In order to continue using the computer without exacerbating my injury, I've been exploring methods of computing without my arms and hands.  I've started using voice recognition software, which is how I am writing this blog.  The voice recognition software might be able to help me with programming, but frankly I'm not willing to undertake the learning curve that would go along with becoming effective that way.

I decided to try offshore help in a novel fashion.  I posted a job for a programmer's helper - someone who could poke the computer on my behalf.  I received many applications from programmers and other technically savvy resources, plus from admin people.  Prices ranged from $3.33USD per hour all the way up to $50.00USD per hour and more.

I interviewed a few people who fell on the "more affordable" end of the price spectrum (there's no point working if I'm paying out more than I'm bringing in just to do it) and started working with two young fellows - one from the Philippines and one from Serbia.  The guy from the Philippines is a programmer.  The guy from Serbia is an engineering student with an interest in programming.

We use software called Team Viewer to work together.  At the start of the session I send them a Team Viewer ID and password.  Using that information they take control of my computer.  I tell them what to program, and they type and click and poke everything out for me.

During the session we talk on Skype using different devices (not our computers).  We cannot have Team Viewer and Skype running on the same computer at the same time otherwise we get a feedback loop from my helper having his Skype running alongside a connection to my computer with my Skype running.

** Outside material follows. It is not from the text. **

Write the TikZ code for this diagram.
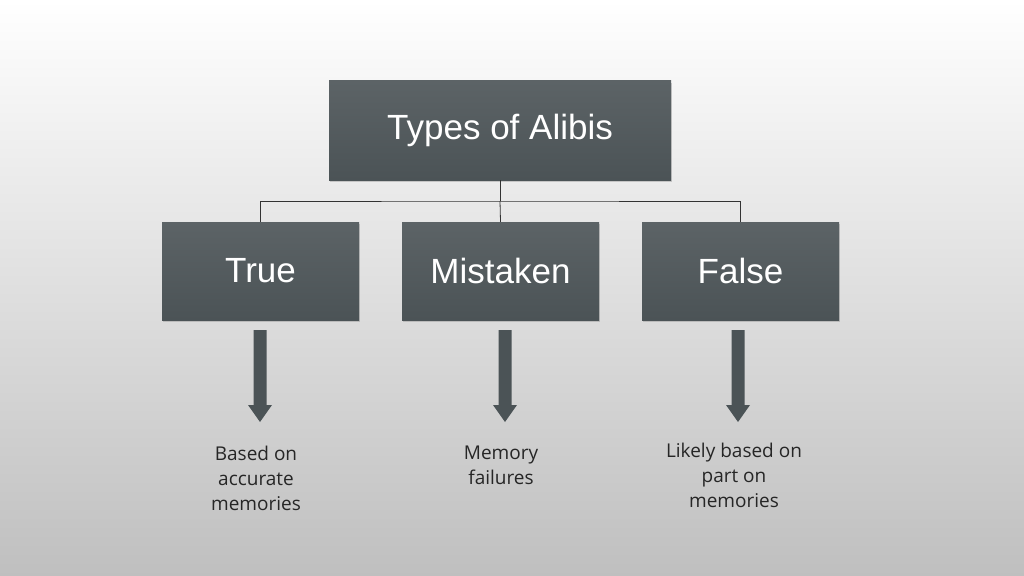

Both of my helpers are excellent.  They are smart and keen with strong knowledge of programming and database environments and they both have great attention to detail.  They both add value by catching my mistakes and making suggestions, and I expect that over time they will add more and more value this way.  I had thought to enlist more than two helpers but I think I got lucky and the two that I have will provide all of the availability and skills that I'm going to need.

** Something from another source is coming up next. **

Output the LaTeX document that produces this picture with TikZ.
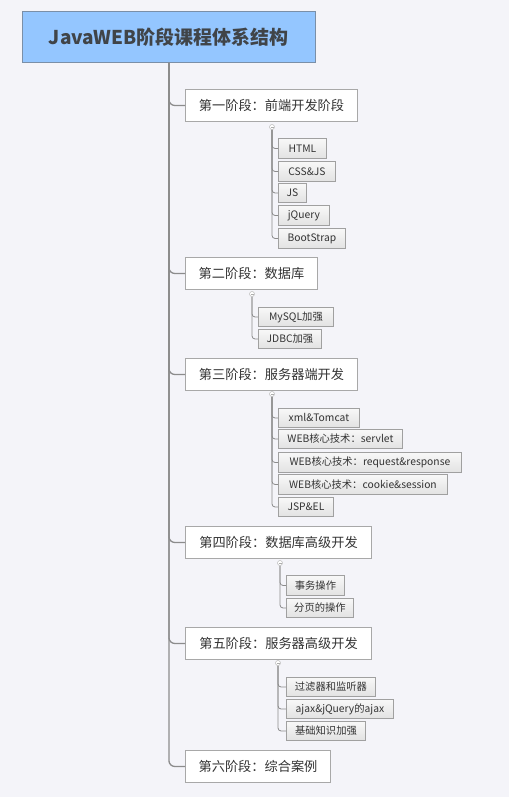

We are learning to work together and getting faster as they learn the environments that I work in and I learn how to properly describe what it is I expect them to do.  This is not pair programming.  Pair programming is when two programmers sit down together to work collaboratively on a software development task.  What I am doing with Gvozden and Jaypee is completely different and has unique challenges.  They aren't doing any programming - I am.  They just act as my arms and hands.  The challenges come because they can't see me so I can't point to show them what I'm talking about as I give instruction.  In a way they are blind, and in a way I'm hobbled without the use of pointing and gesturing.  But I'm learning, they're learning, we're all learning, and I am able to work without exacerbating my tendinitis.

1 comment:

  1. What an interesting way to get around your dilemma! Talk about having to learn to describe things fully. I imagine that is what you are doing. Well done. Take care of the arms.